Víctor M. Quintana Silveyra
Samuel P. Huntington no se equivocó… en el título de su libro. Estamos presenciando un verdadero choque de civilizaciones, pero, no como él señala, entre la civilización occidental y alguna versión de las civilizaciones orientales, como la islámica o la sino-japonesa. No se puede considerar al mundo estadunidense y europeo como la fortaleza sitiada por los bárbaros musulmanes o budistas, o africanos. No se trata de la colisión entre dos hemisferios planetarios, de dos modelos de civilización en el interior mismo de las naciones, de países que, por ello, se encuentran desgarrados, para acudir a la categoría del propio académico.
Esa reflexión se la hace uno cuando presencia las estrategias y los discursos de dos modelos de agricultura que cotidianamente se enfrentan en nuestro México, al igual que en otras muchas partes del planeta.
Se ha dicho mucho que en nuestro país existe una agricultura a dos velocidades: la comercial, o empresarial, intensiva en capital, con tecnología de punta, intensiva también en el empleo de recursos naturales, orientada sobre todo a la exportación y al gran mercado interno y, por otra parte, la agricultura campesina, de minifundio, con técnicas tradicionales más bien atrasadas, orientada principalmente al autoconsumo, a la subsistencia de la unidad familiar o, cuando mucho, a los mercados locales.
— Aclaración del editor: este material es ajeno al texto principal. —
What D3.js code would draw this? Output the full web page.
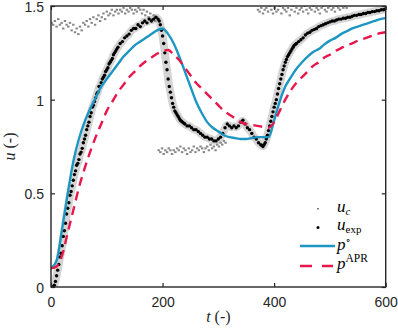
<!DOCTYPE html>
<html><head><meta charset="utf-8">
<script src="https://cdn.jsdelivr.net/npm/d3@7"></script>
<style>body{margin:0;background:#fff}svg{display:block}</style>
</head><body><svg id="c" width="398" height="331"></svg>
<script>
// ---- data ----
const xTicks = [0, 200, 400, 600];
const yTicks = [0, 0.5, 1, 1.5];
const yTickLabels = ["0", "0.5", "1", "1.5"];

// model curves sampled every 10 (t = 0..600)
const modelT = d3.range(0, 601, 10);
const pNom = [0.10,0.14,0.31,0.50,0.67,0.79,0.88,0.95,1.01,1.07,
  1.11,1.15,1.19,1.23,1.26,1.29,1.31,1.33,1.35,1.37,
  1.38,1.35,1.30,1.23,1.15,1.07,0.99,0.93,0.88,0.85,
  0.83,0.81,0.80,0.795,0.79,0.79,0.795,0.80,0.80,0.80,
  0.89,0.99,1.07,1.12,1.165,1.20,1.23,1.255,1.27,1.295,
  1.315,1.33,1.35,1.365,1.38,1.39,1.40,1.41,1.42,1.43,1.435];
const pAPR = [0.10,0.11,0.17,0.29,0.41,0.53,0.63,0.72,0.80,0.87,
  0.94,0.99,1.04,1.08,1.12,1.15,1.18,1.205,1.225,1.245,
  1.26,1.265,1.24,1.21,1.17,1.13,1.09,1.06,1.03,1.00,
  0.97,0.94,0.92,0.90,0.88,0.87,0.865,0.86,0.855,0.85,
  0.88,0.94,1.00,1.05,1.09,1.12,1.15,1.18,1.20,1.225,
  1.24,1.26,1.275,1.29,1.30,1.315,1.325,1.335,1.345,1.355,1.36];

// experimental data: sample times (denser where the response is steep)
const expT = [].concat(d3.range(0, 121, 2), d3.range(124, 193, 4), d3.range(194, 241, 2),
  d3.range(244, 377, 4), d3.range(378, 441, 2), d3.range(444, 601, 4));
const uExp = [
  0.00,0.00,0.00,0.01,0.03,0.06,0.09,0.12,0.16,0.18,
  0.22,0.27,0.30,0.34,0.39,0.42,0.45,0.49,0.51,0.54,
  0.57,0.60,0.62,0.65,0.66,0.68,0.71,0.72,0.74,0.77,
  0.79,0.81,0.84,0.86,0.88,0.91,0.93,0.96,0.97,0.99,
  1.01,1.03,1.04,1.07,1.07,1.09,1.11,1.12,1.13,1.15,
  1.16,1.17,1.19,1.20,1.21,1.22,1.24,1.25,1.26,1.27,
  1.28,
  1.30,1.31,1.33,1.34,1.35,1.37,1.38,1.38,1.40,1.39,1.41,1.42,1.41,1.43,1.42,1.43,1.44,1.43,
  1.42,1.40,1.37,1.34,1.30,1.25,1.20,1.16,1.11,1.07,1.04,1.01,0.98,0.96,0.94,0.93,
  0.92,0.91,0.90,0.89,0.885,0.88,0.875,0.87,
  0.86,0.86,0.85,0.84,0.84,0.83,0.82,0.81,0.80,0.80,0.79,0.79,0.78,0.78,0.79,0.80,0.82,
  0.85,0.87,0.86,0.85,0.86,0.85,0.86,0.88,0.89,0.87,0.85,0.84,0.82,0.80,0.79,0.77,0.76,
  0.755,0.75,0.76,0.77,0.79,0.81,0.835,0.86,0.885,0.91,0.935,0.96,0.98,1.00,1.03,1.06,
  1.085,1.11,1.135,1.16,1.18,1.20,1.215,1.23,1.24,1.25,1.26,1.27,1.28,1.29,1.295,1.30,
  1.31,1.32,1.33,1.345,1.355,1.36,1.37,1.375,1.38,1.39,1.395,1.40,1.405,1.41,1.415,1.42,
  1.42,1.425,1.43,1.43,1.435,1.435,1.44,1.44,1.445,1.45,1.45,1.455,1.455,1.46,1.46,1.465,
  1.465,1.47,1.47,1.475,1.475,1.48,1.48,1.485];

// control input u_c, three visible segments sampled every 3
const ucStart1 = 1, ucSeg1 = [1.41,1.40,1.42,1.39,1.43,1.40,1.41,1.38,1.42,1.40,
  1.39,1.41,1.37,1.40,1.36,1.38,1.35,1.39,1.37,1.41,
  1.40,1.42,1.39,1.43,1.41,1.44,1.40,1.43,1.45,1.42,
  1.44,1.46,1.43,1.47,1.45,1.46,1.48,1.45,1.47,1.48,
  1.46,1.48,1.47,1.49,1.46,1.48,1.47,1.49,1.48,1.46,
  1.48,1.47,1.49,1.48,1.46,1.48,1.45,1.47,1.44,1.46,
  1.43,1.45,1.42,1.44];
const ucStart2 = 193, ucSeg2 = [0.73,0.72,0.74,0.71,0.73,0.72,0.74,0.73,0.71,0.73,
  0.72,0.74,0.73,0.75,0.72,0.74,0.73,0.71,0.74,0.72,
  0.73,0.75,0.72,0.74,0.73,0.75,0.74,0.72,0.74,0.75,
  0.73,0.76,0.74,0.75,0.73,0.76,0.75,0.77,0.76,0.78,0.77];
const ucStart3 = 371, ucSeg3 = [1.48,1.47,1.49,1.46,1.48,1.49,1.47,1.50,1.48,1.46,
  1.49,1.47,1.48,1.50,1.46,1.49,1.48,1.47,1.49,1.45,
  1.48,1.50,1.47,1.49,1.46,1.48,1.49,1.47,1.50,1.48,
  1.46,1.49,1.48,1.50,1.47,1.49,1.48,1.46,1.49,1.50,
  1.48,1.47,1.49,1.50,1.48,1.49,1.47,1.50,1.49,1.48,
  1.50,1.49,1.50,1.49];

// ---- drawing ----
const svg = d3.select("#c");
const L = 51, R = 385.7, T = 6, B = 287;
const x = d3.scaleLinear().domain([0, 600]).range([L, R]);
const y = d3.scaleLinear().domain([0, 1.5]).range([B, T]);
const axisColor = "#262626";

svg.append("clipPath").attr("id", "clip").append("rect")
  .attr("x", L).attr("y", T).attr("width", R - L).attr("height", B - T);
const plot = svg.append("g").attr("clip-path", "url(#clip)");

const expPts = expT.map((t, i) => [t, uExp[i]]);
// shaded uncertainty band around experimental data
plot.append("path").datum(expPts)
  .attr("d", d3.line().x(d => x(d[0])).y(d => y(d[1])).curve(d3.curveBasis))
  .attr("fill", "none").attr("stroke", "#d4d4d4").attr("stroke-width", 8)
  .attr("stroke-linejoin", "round").attr("stroke-linecap", "round");

const ucPts = [];
[[ucStart1, ucSeg1], [ucStart2, ucSeg2], [ucStart3, ucSeg3]].forEach(([s, arr]) =>
  arr.forEach((v, i) => ucPts.push([s + 3 * i, v])));
plot.selectAll("rect.uc").data(ucPts).enter().append("rect").attr("class", "uc")
  .attr("x", d => x(d[0]) - 1.2).attr("y", d => y(d[1]) - 1)
  .attr("width", 2.4).attr("height", 2).attr("fill", "#878787");

plot.selectAll("circle.exp").data(expPts).enter().append("circle").attr("class", "exp")
  .attr("cx", d => x(d[0])).attr("cy", d => y(d[1])).attr("r", 1.7).attr("fill", "#000");

const line = d3.line().x(d => x(d[0])).y(d => y(d[1])).curve(d3.curveMonotoneX);
plot.append("path").datum(modelT.map((t, i) => [t, pNom[i]]))
  .attr("d", line).attr("fill", "none").attr("stroke", "#1e96c2").attr("stroke-width", 2.4);
plot.append("path").datum(modelT.map((t, i) => [t, pAPR[i]]))
  .attr("d", line).attr("fill", "none").attr("stroke", "#e8174b").attr("stroke-width", 2.4)
  .attr("stroke-dasharray", "9,6");

// axes
const tickFont = "'Liberation Sans', Arial, sans-serif";
const gx = svg.append("g").attr("transform", `translate(0,${B})`)
  .call(d3.axisBottom(x).tickValues(xTicks).tickSizeInner(-4).tickSizeOuter(0).tickPadding(10));
const gy = svg.append("g").attr("transform", `translate(${L},0)`)
  .call(d3.axisLeft(y).tickValues(yTicks).tickFormat((d, i) => yTickLabels[i]).tickSizeInner(-4).tickSizeOuter(0).tickPadding(7));
const gt = svg.append("g").attr("transform", `translate(0,${T})`)
  .call(d3.axisTop(x).tickValues(xTicks).tickSizeInner(-4).tickSizeOuter(0).tickFormat(""));
const gr = svg.append("g").attr("transform", `translate(${R},0)`)
  .call(d3.axisRight(y).tickValues(yTicks).tickSizeInner(-4).tickSizeOuter(0).tickFormat(""));
[gx, gy, gt, gr].forEach(g => {
  g.select(".domain").remove();
  g.selectAll("line").attr("stroke", axisColor).attr("stroke-width", 1.2);
  g.selectAll("text").attr("fill", axisColor).style("font-family", tickFont).style("font-size", "14px");
});
gy.selectAll("text").attr("dy", "0.4em");
svg.append("rect").attr("x", L).attr("y", T).attr("width", R - L).attr("height", B - T)
  .attr("fill", "none").attr("stroke", axisColor).attr("stroke-width", 1.4);

// axis labels
const lserif = "'Liberation Serif', 'DejaVu Serif', serif";
const xl = svg.append("text").attr("x", (L + R) / 2).attr("y", 322).attr("text-anchor", "middle")
  .style("font-family", lserif).style("font-size", "16px").attr("fill", axisColor);
xl.append("tspan").style("font-style", "italic").text("t");
xl.append("tspan").text(" (-)");
const yl = svg.append("text").attr("transform", `translate(15,${(T + B) / 2}) rotate(-90)`)
  .attr("text-anchor", "middle").style("font-family", lserif).style("font-size", "16px").attr("fill", axisColor);
yl.append("tspan").style("font-style", "italic").text("u");
yl.append("tspan").text(" (-)");

// legend
const lg = svg.append("g").style("font-family", lserif).attr("fill", "#000");
const lx = 337;
lg.append("rect").attr("x", 317).attr("y", 208).attr("width", 2).attr("height", 1.6).attr("fill", "#878787");
let t1 = lg.append("text").attr("x", lx).attr("y", 212).style("font-size", "17px");
t1.append("tspan").style("font-style", "italic").text("u");
t1.append("tspan").attr("dy", 2.5).style("font-size", "11px").style("font-style", "italic").text("c");
lg.append("circle").attr("cx", 318).attr("cy", 227.5).attr("r", 1.5).attr("fill", "#000");
let t2 = lg.append("text").attr("x", lx).attr("y", 230).style("font-size", "17px");
t2.append("tspan").style("font-style", "italic").text("u");
t2.append("tspan").attr("dy", 2.5).style("font-size", "11px").text("exp");
lg.append("line").attr("x1", 300).attr("x2", 335).attr("y1", 246).attr("y2", 246)
  .attr("stroke", "#1e96c2").attr("stroke-width", 2.4);
let t3 = lg.append("text").attr("x", lx).attr("y", 250).style("font-size", "17px");
t3.append("tspan").style("font-style", "italic").text("p");
t3.append("tspan").attr("dy", -6).style("font-size", "11px").text("\u2218");
lg.append("line").attr("x1", 300).attr("x2", 333).attr("y1", 266).attr("y2", 266)
  .attr("stroke", "#e8174b").attr("stroke-width", 2.4).attr("stroke-dasharray", "12,10");
let t4 = lg.append("text").attr("x", lx).attr("y", 269).style("font-size", "17px");
t4.append("tspan").style("font-style", "italic").text("p");
t4.append("tspan").attr("dy", -7).style("font-size", "11.5px").text("APR");
</script></body></html>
El asunto es que, dentro de este análisis, entre estas dos agriculturas habría sólo una relación de estadio de desarrollo: una, más avanzada, la otra, menos. Entonces los proyectos gubernamentales y las demandas de muchas organizaciones rurales irían encaminadas a superar la brecha entre las dos agriculturas, mediante inversiones en tecnología y en capacitación de los productores. Pero las cosas son más complejas. Porque, en primer lugar, entre la agricultura moderna y la tradicional la relación fundamental no es de asincronía, sino de subordinación de la segunda con respecto a la primera. Y, profundizando más el análisis con los datos que las últimas tendencias en el campo mexicano nos revelan, la relación tiende a hacerse de creciente oposición entre las dos, pues para los propulsores de la agricultura moderna, la pervivencia de la tradicional representa un obstáculo que ha de eliminarse.
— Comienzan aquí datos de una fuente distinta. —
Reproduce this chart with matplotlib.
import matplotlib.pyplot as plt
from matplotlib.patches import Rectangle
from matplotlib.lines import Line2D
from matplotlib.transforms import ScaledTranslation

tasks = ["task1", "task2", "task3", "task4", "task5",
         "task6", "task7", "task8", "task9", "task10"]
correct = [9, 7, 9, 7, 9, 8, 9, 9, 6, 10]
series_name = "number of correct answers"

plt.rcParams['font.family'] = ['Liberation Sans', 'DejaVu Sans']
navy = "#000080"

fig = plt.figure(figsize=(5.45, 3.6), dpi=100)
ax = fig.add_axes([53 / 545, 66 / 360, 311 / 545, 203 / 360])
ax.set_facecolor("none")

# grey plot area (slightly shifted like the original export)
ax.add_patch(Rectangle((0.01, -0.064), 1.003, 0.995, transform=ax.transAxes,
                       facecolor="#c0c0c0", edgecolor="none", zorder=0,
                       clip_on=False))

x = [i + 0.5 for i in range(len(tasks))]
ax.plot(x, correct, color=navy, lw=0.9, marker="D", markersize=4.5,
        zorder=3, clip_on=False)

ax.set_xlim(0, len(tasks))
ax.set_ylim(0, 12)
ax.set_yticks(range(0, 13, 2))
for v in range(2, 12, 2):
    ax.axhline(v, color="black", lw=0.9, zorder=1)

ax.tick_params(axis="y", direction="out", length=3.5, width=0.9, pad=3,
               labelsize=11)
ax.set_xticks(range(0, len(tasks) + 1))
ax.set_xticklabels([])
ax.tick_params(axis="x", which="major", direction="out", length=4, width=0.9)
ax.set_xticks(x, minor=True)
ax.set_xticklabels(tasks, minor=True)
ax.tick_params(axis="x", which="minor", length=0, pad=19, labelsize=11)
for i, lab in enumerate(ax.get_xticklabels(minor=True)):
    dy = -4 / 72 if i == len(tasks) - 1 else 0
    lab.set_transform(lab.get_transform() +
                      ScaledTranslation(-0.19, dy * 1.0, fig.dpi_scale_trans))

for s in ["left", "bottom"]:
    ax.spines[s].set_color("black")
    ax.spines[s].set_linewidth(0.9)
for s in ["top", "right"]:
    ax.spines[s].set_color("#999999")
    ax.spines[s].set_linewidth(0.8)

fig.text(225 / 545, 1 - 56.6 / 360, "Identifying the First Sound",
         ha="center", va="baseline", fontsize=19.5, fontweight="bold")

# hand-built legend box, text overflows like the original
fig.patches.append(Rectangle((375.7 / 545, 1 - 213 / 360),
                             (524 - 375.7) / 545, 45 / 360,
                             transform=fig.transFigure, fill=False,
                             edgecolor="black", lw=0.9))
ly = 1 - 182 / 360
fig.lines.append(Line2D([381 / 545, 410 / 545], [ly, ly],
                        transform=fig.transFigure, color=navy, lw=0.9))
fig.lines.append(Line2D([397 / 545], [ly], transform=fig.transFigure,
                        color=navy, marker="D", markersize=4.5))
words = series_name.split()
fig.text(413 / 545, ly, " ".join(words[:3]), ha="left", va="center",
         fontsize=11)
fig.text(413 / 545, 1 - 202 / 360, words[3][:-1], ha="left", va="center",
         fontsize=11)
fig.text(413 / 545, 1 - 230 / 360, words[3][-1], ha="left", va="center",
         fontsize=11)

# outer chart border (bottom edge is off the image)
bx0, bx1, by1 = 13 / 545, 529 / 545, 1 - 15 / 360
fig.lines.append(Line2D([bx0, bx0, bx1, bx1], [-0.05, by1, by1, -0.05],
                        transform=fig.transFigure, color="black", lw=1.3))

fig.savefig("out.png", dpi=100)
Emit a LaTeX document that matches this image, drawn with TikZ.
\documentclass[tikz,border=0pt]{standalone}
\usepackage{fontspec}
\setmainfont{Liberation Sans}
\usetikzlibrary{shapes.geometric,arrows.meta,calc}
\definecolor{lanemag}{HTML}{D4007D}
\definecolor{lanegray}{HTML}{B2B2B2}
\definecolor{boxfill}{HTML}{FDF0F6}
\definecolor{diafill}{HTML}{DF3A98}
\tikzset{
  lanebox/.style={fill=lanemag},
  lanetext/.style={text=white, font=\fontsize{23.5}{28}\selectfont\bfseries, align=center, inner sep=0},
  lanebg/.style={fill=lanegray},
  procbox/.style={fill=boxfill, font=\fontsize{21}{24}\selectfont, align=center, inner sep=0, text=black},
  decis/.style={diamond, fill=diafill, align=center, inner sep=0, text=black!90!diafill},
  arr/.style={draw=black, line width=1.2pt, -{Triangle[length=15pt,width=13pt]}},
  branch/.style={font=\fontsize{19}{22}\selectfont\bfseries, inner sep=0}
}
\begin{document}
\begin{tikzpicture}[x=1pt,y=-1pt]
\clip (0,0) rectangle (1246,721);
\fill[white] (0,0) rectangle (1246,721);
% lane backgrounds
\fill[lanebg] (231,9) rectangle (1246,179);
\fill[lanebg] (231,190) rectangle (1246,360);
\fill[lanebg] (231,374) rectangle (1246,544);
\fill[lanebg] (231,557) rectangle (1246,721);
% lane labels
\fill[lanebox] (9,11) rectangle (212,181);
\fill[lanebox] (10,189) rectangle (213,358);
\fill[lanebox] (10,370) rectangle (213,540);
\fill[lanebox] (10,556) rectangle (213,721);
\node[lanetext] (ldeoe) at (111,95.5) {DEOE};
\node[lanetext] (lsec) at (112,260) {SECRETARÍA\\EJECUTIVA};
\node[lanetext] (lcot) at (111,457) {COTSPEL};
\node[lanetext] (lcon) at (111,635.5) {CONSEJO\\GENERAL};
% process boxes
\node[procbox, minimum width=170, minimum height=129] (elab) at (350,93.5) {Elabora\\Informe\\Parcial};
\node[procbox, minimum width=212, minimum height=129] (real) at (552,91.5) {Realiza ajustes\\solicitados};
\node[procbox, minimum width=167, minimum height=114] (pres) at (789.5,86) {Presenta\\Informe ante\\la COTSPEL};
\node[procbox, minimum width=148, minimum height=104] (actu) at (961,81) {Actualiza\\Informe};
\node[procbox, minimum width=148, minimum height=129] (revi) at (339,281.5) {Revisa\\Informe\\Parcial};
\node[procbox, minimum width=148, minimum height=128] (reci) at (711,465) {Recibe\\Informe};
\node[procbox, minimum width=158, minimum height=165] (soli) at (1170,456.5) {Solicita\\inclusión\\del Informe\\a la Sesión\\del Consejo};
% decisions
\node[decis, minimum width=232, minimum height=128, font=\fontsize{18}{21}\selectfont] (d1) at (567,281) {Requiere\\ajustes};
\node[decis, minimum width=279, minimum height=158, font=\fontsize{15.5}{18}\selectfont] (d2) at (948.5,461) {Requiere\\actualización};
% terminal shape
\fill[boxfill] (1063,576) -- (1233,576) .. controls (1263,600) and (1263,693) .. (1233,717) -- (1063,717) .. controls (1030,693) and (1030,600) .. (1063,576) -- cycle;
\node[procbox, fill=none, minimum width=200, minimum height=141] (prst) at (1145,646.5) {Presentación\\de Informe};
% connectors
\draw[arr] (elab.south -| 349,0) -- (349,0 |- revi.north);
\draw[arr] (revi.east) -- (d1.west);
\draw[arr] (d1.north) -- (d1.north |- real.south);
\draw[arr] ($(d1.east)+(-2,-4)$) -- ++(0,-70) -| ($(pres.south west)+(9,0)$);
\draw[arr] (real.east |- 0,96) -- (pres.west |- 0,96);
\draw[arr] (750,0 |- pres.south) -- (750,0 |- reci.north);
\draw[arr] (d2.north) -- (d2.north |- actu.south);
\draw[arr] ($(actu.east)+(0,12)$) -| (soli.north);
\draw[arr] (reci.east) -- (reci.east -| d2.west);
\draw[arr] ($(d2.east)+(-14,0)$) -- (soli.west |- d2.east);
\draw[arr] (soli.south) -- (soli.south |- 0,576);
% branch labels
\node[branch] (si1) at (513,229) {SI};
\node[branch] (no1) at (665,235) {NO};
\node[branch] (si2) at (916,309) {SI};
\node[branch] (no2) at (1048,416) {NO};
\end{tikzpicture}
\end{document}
Las crecientes presiones de Monsanto y diversas organizaciones rurales, para que se autorice la siembra de maíz transgénico, no sólo con carácter de experimental, sino general, aunadas a la expansión de la frontera agrícola con base en la apertura al cultivo de miles hectáreas en zonas semidesérticas y la explotación intensiva de mantos acuíferos para irrigar cultivos comerciales, sobre todo de exportación, son la avanzada de la civilización productivista, hipermercantilizada en la agricultura nacional.
Los actores de este modelo son trasnacionales sobre todo, o grandes empresas nacionales trasnacionalizadas. Los valores de referencia aquí son el incremento indefinido de la producción, la aplicación intensiva de la biotecnología, el menor empleo posible de mano de obra, todo esto para generar el máximo de ganancia. Es un transplante de la lógica industrial, o de la nueva lógica minera al sector agropecuario: economías de escala, producción en serie, flexibilidad para la rotación de espacios cuando el agua o los recursos naturales se agotan. Así como las maquilas, así como las nuevas explotaciones mineras a cielo abierto se desentienden de lo local, de las comunidades y las dejan cuando ya no les son rentables, así la nueva agricultura puede desafanarse cuando ya el agua o el suelo de algún lugar les proporcionan márgenes satisfactorios de ganancia. La apoteosis de la racionalidad instrumental.
Éste es el modelo propiciado desde el gobierno federal. El que busca que la Sagarpa se torne en la nueva Secretaría de Negocios Agropecuarios, como ya se denomina una de sus subsecretarías. El otro es el modelo de civilización que se generó hace ya mucho en las comunidades indígenas y campesinas, aunque en buena parte de ellas ya no existe, y que ha sido enriquecido por las experiencias de muchos grupos y los desarrollos científicos alternativos.
Sus principales actores son las familias y las comunidades o las empresas formadas por ellos. Sus valores orientadores son la satisfacción de las necesidades humanas y el desarrollo del potencial de las personas, la convivivalidad y la responsabilidad por la vida de toda la comunidad de los seres: animales, plantas, suelos, corrientes de agua. Lo local, lo nativo, lo autóctono es aquí fundamental como espacio, como instancia base para abrirse al otro, a lo universal, sin dejar lo propio.
Estos dos modelos civilizatorios volverán a chocar este primero de enero, cuando el productivista trasnacionalizado abra las fronteras de nuestro país a la importación de maíz, frijol, azúcar y leche en polvo. Pero el modelo convivial campesino-indígena seguirá resistiendo, tanto en las acciones y movilizaciones coyunturales de esos días, como en la larga duración de los trabajos y los días de sus comunidades.